**Set exercise:** Reproduce the material below line by line, beginning with its first line and ending with the line that contains "const years = [2015, 2016];"; leave out pictures.

--- start Extracted material ---

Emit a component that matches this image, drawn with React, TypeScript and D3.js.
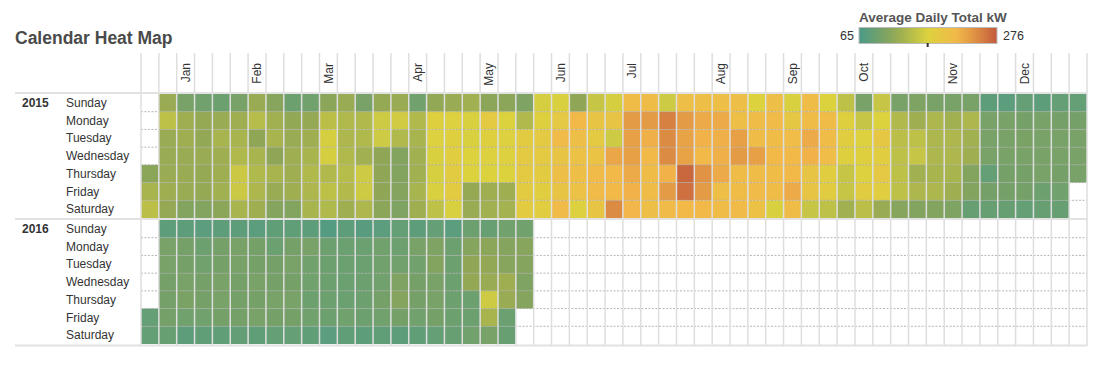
import React from "react";
import * as d3 from "d3";

// weekday rows, one value per calendar week column (null = no day)
const days = ["Sunday", "Monday", "Tuesday", "Wednesday", "Thursday", "Friday", "Saturday"];
const monthNames = ["Jan", "Feb", "Mar", "Apr", "May", "Jun", "Jul", "Aug", "Sep", "Oct", "Nov", "Dec"];
const monthWeeks = [2, 6, 10, 15, 19, 23, 27, 32, 36, 40, 45, 49];
const years = [2015, 2016];

const sun2015 = [null,125,100,95,92,100,125,112,92,95,115,125,100,122,125,95,120,125,130,115,115,105,165,168,118,155,165,210,210,160,205,205,205,205,170,205,168,210,170,150,100,155,100,105,100,100,100,80,78,85,80,85,85];
const mon2015 = [null,150,128,122,125,128,145,130,120,122,148,140,140,160,162,140,175,172,168,185,170,140,175,188,215,195,195,235,235,252,235,225,225,205,210,212,190,210,210,175,155,170,140,128,138,130,138,100,100,98,100,98,98];
const tue2015 = [null,125,128,120,135,135,118,135,125,128,165,138,140,160,140,135,172,175,168,175,172,180,185,212,205,185,160,232,222,245,230,220,222,232,210,210,208,225,210,178,172,190,148,150,138,138,130,100,100,102,100,100,100];
const wed2015 = [null,125,125,125,128,140,135,118,128,135,165,140,130,118,108,130,168,178,170,172,172,185,185,195,200,198,228,232,215,245,230,215,222,235,232,215,215,220,208,175,175,178,150,155,138,138,128,100,100,100,100,100,100];
const thu2015 = [115,125,125,122,128,158,140,135,128,140,140,145,160,118,108,130,166,180,170,170,170,185,182,205,205,212,215,225,210,220,268,240,225,210,210,210,215,195,178,155,172,188,150,130,135,135,108,85,98,98,100,98,100];
const fri2015 = [135,128,125,122,130,158,138,125,128,138,150,142,160,118,110,135,168,182,122,128,128,182,178,195,200,212,215,220,210,235,262,235,205,210,212,210,225,195,180,155,180,178,150,138,138,128,108,98,98,98,92,95,null];
const sat2015 = [148,122,108,108,115,135,128,110,108,135,140,128,138,115,105,128,150,168,125,130,132,182,178,212,172,195,245,218,205,212,215,215,210,212,200,168,210,155,150,130,148,125,112,108,108,105,88,88,88,85,88,88,null];

const sun2016 = [null,80,80,78,80,80,78,82,82,80,72,80,75,78,85,80,85,78,92,88,95,95];
const mon2016 = [null,100,98,92,98,100,98,90,98,100,92,90,90,95,92,100,105,92,110,115,110,112];
const tue2016 = [null,100,98,95,98,100,98,98,100,95,92,90,90,95,95,95,108,92,118,120,112,110];
const wed2016 = [null,98,100,98,100,98,100,98,98,95,92,90,92,95,105,98,100,92,120,125,128,105];
const thu2016 = [null,98,102,98,100,98,98,100,100,92,92,90,92,98,110,98,100,92,92,160,125,110];
const fri2016 = [85,98,95,95,98,98,100,98,98,95,92,95,92,95,98,95,98,92,92,135,90,null];
const sat2016 = [85,88,80,82,82,84,82,85,85,82,78,82,80,82,80,82,85,88,95,100,88,null];

const rows2015 = [sun2015, mon2015, tue2015, wed2015, thu2015, fri2015, sat2015];
const rows2016 = [sun2016, mon2016, tue2016, wed2016, thu2016, fri2016, sat2016];

const minVal = 65;
const maxVal = 276;
const midVal = 170;

const font = "'Liberation Sans', Arial, sans-serif";

export default function App() {
  const width = 1115;
  const height = 372;
  const left = 141;
  const right = 1087;
  const headerTop = 53;

  const x = d3.scaleBand<number>().domain(d3.range(53)).range([left, right]);
  const blocks = [
    { year: years[0], rows: rows2015, y: d3.scaleBand<number>().domain(d3.range(7)).range([94, 218]) },
    { year: years[1], rows: rows2016, y: d3.scaleBand<number>().domain(d3.range(7)).range([220, 344]) },
  ];

  const color = d3
    .scaleLinear<string>()
    .domain([minVal, 118, midVal, 217, maxVal])
    .range(["#4a9a88", "#8fa656", "#dcd23e", "#f3b84a", "#c25a3c"]);

  // legend
  const lx = d3.scaleLinear().domain([minVal, maxVal]).range([859, 997]);
  const stops = d3.range(0, 1.001, 0.1);

  const bounds = x.domain().map((d) => x(d)!).concat([right]);

  return (
    <svg width={width} height={height} style={{ position: "absolute", left: 0, top: 0, background: "white" }}>
      <defs>
        <linearGradient id="legendGrad" x1="0" x2="1" y1="0" y2="0">
          {stops.map((t) => (
            <stop key={t} offset={t} stopColor={color(minVal + t * (maxVal - minVal))} />
          ))}
        </linearGradient>
      </defs>

      <text x={15} y={44} fontFamily={font} fontWeight="bold" fontSize={17.5} fill="#4a4a4a">
        Calendar Heat Map
      </text>

      {/* legend */}
      <text x={lx(minVal)} y={22} fontFamily={font} fontWeight="bold" fontSize={13.5} fill="#555">
        Average Daily Total kW
      </text>
      <rect x={lx(minVal)} y={27.5} width={lx(maxVal) - lx(minVal)} height={16} fill="url(#legendGrad)" stroke="#bbb" />
      <rect x={lx(midVal) - 1} y={43} width={2} height={4} fill="#333" />
      <text x={lx(minVal) - 5} y={36} dy="0.35em" textAnchor="end" fontFamily={font} fontSize={12.5} fill="#333">
        {minVal}
      </text>
      <text x={lx(maxVal) + 6} y={36} dy="0.35em" fontFamily={font} fontSize={12.5} fill="#333">
        {maxVal}
      </text>

      {/* month labels */}
      {monthWeeks.map((w, i) => (
        <text
          key={monthNames[i]}
          transform={`translate(${x(w)! + x.bandwidth() / 2},63) rotate(-90)`}
          dy="0.35em"
          textAnchor="end"
          fontFamily={font}
          fontSize={12}
          fill="#333"
        >
          {monthNames[i]}
        </text>
      ))}

      {/* cells */}
      {blocks.map((b) =>
        b.rows.map((row, r) =>
          row.map((v, w) =>
            v == null ? null : (
              <rect key={`${b.year}-${r}-${w}`} x={x(w)} y={b.y(r)} width={x.bandwidth()} height={b.y.bandwidth()} fill={color(v)} />
            )
          )
        )
      )}

      {/* dotted row separators */}
      {blocks.map((b) =>
        d3.range(1, 7).map((r) => (
          <line
            key={`dot-${b.year}-${r}`}
            x1={left}
            x2={right}
            y1={b.y(r)}
            y2={b.y(r)}
            stroke="#a8a8a8"
            strokeOpacity={0.85}
            strokeWidth={1}
            strokeDasharray="2,1.5"
          />
        ))
      )}

      {/* column lines */}
      {bounds.map((bx, i) => (
        <line key={`v-${i}`} x1={bx} x2={bx} y1={headerTop} y2={346} stroke="#dedede" strokeWidth={1.5} />
      ))}

      {/* horizontal rules */}
      {[93, 219, 345.5].map((yy) => (
        <line key={`h-${yy}`} x1={15} x2={right} y1={yy} y2={yy} stroke="#e2e2e2" strokeWidth={2} />
      ))}

      {/* row labels */}
      {blocks.map((b) => (
        <g key={`lab-${b.year}`}>
          <text x={22} y={b.y(0)! + b.y.bandwidth() / 2} dy="0.35em" fontFamily={font} fontWeight="bold" fontSize={12} fill="#333">
            {b.year}
          </text>
          {days.map((d, r) => (
            <text key={d} x={66} y={b.y(r)! + b.y.bandwidth() / 2} dy="0.35em" fontFamily={font} fontSize={12} fill="#333">
              {d}
            </text>
          ))}
        </g>
      ))}
    </svg>
  );
}
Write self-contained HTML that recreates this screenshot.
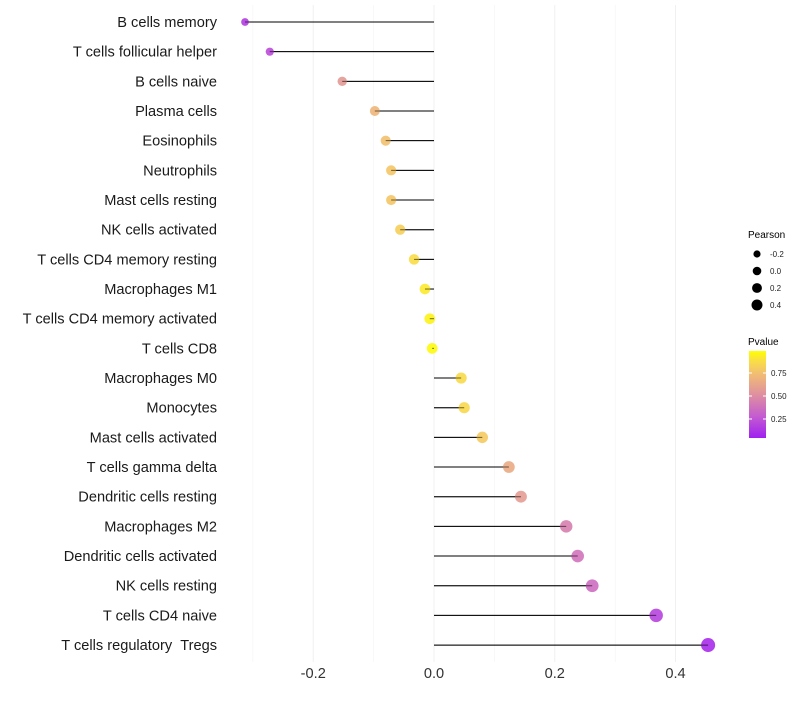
<!DOCTYPE html>
<html><head><meta charset="utf-8"><style>body{margin:0;background:#fff}svg{font-family:"Liberation Sans",sans-serif}</style></head>
<body>
<svg id="chart" width="800" height="700" xmlns="http://www.w3.org/2000/svg"></svg>
<script>
const categories=["B cells memory","T cells follicular helper","B cells naive","Plasma cells","Eosinophils","Neutrophils","Mast cells resting","NK cells activated","T cells CD4 memory resting","Macrophages M1","T cells CD4 memory activated","T cells CD8","Macrophages M0","Monocytes","Mast cells activated","T cells gamma delta","Dendritic cells resting","Macrophages M2","Dendritic cells activated","NK cells resting","T cells CD4 naive","T cells regulatory\u00a0\u00a0Tregs"];
const pearson=[-0.313,-0.272,-0.152,-0.098,-0.080,-0.071,-0.071,-0.056,-0.033,-0.015,-0.007,-0.003,0.045,0.050,0.080,0.124,0.144,0.219,0.238,0.262,0.368,0.454];
const pvalue=[0.12,0.18,0.55,0.7,0.75,0.78,0.78,0.82,0.88,0.93,0.96,0.98,0.87,0.86,0.8,0.64,0.57,0.42,0.36,0.33,0.15,0.05];
const xTicks=[-0.2,0.0,0.2,0.4];
const xTickLabels=["-0.2","0.0","0.2","0.4"];
const sizeLegend=[-0.2,0.0,0.2,0.4];
const sizeLegendLabels=["-0.2","0.0","0.2","0.4"];
const colorLegend=[0.25,0.5,0.75];
const colorLegendLabels=["0.25","0.50","0.75"];

const NS="http://www.w3.org/2000/svg";
const svg=document.getElementById('chart');
const X=v=>434+v*603.75;
const Y=i=>22+i*29.67;
const R=v=>Math.sqrt(Math.max(3,29+45*v));
const stops=[[0,[160,32,240]],[0.25,[196,92,208]],[0.5,[223,144,160]],[0.75,[242,192,112]],[0.9,[250,225,64]],[1,[255,255,0]]];
function col(p){for(let k=1;k<stops.length;k++){if(p<=stops[k][0]){const a=stops[k-1],b=stops[k];const t=(p-a[0])/(b[0]-a[0]);const c=a[1].map((x,j)=>Math.round(x+(b[1][j]-x)*t));return `rgb(${c})`;}}return 'rgb(255,255,0)';}
function mk(tag,attrs,parent){const e=document.createElementNS(NS,tag);for(const k in attrs)e.setAttribute(k,attrs[k]);(parent||svg).appendChild(e);return e;}

const grid=mk('g',{});


for(let k=-3;k<=4;k++){const v=k/10;const l=mk('line',{x1:X(v),x2:X(v),y1:5,y2:662,stroke:'#f0f0f0','stroke-width':k%2===0?1:0.5},grid);

}

categories.forEach((c,i)=>{
 const t=mk('text',{x:217,y:Y(i)+5,'text-anchor':'end','font-size':14.6,fill:'#1a1a1a'});t.textContent=c;
 
 
 const l=mk('line',{x1:X(0),x2:X(pearson[i]),y1:Y(i),y2:Y(i),stroke:'#000','stroke-width':1});
 
 
 const d=mk('circle',{cx:X(pearson[i]),cy:Y(i),r:R(pearson[i]),fill:col(pvalue[i]),'fill-opacity':0.9});
 
 
 const l2=mk('line',{x1:X(0),x2:X(pearson[i]),y1:Y(i),y2:Y(i),stroke:'#000','stroke-width':1,'stroke-opacity':0.5});
 
 
});
xTicks.forEach((v,i)=>{const t=mk('text',{x:X(v),y:678,'text-anchor':'middle','font-size':14.6,fill:'#333'});t.textContent=xTickLabels[i];
 
 });

const t1=mk('text',{x:748,y:238,'font-size':10,fill:'#000'});t1.textContent='Pearson';


sizeLegend.forEach((v,i)=>{const y=254+i*17;const c=mk('circle',{cx:757,cy:y,r:R(v)*0.8,fill:'#000'});
 
 
 const t=mk('text',{x:770,y:y+3,'font-size':8,fill:'#222'});t.textContent=sizeLegendLabels[i];
 
 });

const t2=mk('text',{x:748,y:345,'font-size':10,fill:'#000'});t2.textContent='Pvalue';


const defs=mk('defs',{});const g=mk('linearGradient',{id:'pg',x1:0,y1:1,x2:0,y2:0},defs);
stops.forEach(s=>mk('stop',{offset:s[0],'stop-color':`rgb(${s[1]})`},g));
const bar=mk('rect',{x:749,y:351,width:17,height:87,fill:'url(#pg)'});


const CY=p=>442-p*92;
colorLegend.forEach((p,i)=>{mk('line',{x1:749,x2:752,y1:CY(p),y2:CY(p),stroke:'#fff'});mk('line',{x1:763,x2:766,y1:CY(p),y2:CY(p),stroke:'#fff'});
 const t=mk('text',{x:771,y:CY(p)+3,'font-size':8,fill:'#222'});t.textContent=colorLegendLabels[i];
 
 });
</script>
</body></html>
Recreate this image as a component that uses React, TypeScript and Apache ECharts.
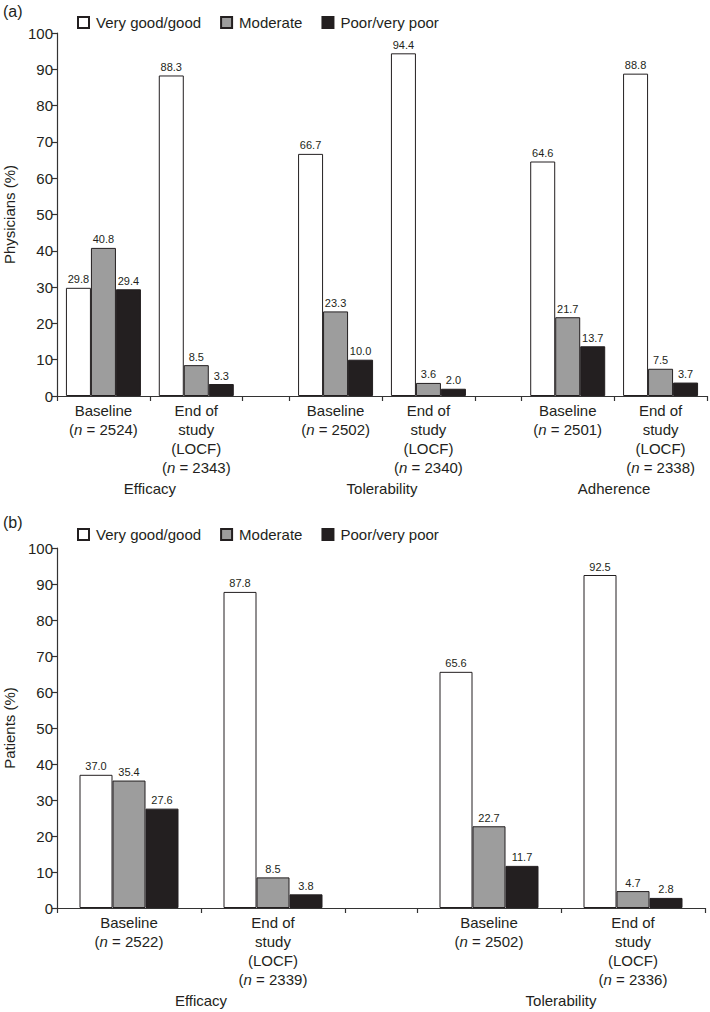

--- end Extracted material ---

**Answer to the problem:**
Emit a component that matches this image, drawn with React, TypeScript and D3.js.
import React from "react";
import * as d3 from "d3";

// weekday rows, one value per calendar week column (null = no day)
const days = ["Sunday", "Monday", "Tuesday", "Wednesday", "Thursday", "Friday", "Saturday"];
const monthNames = ["Jan", "Feb", "Mar", "Apr", "May", "Jun", "Jul", "Aug", "Sep", "Oct", "Nov", "Dec"];
const monthWeeks = [2, 6, 10, 15, 19, 23, 27, 32, 36, 40, 45, 49];
const years = [2015, 2016];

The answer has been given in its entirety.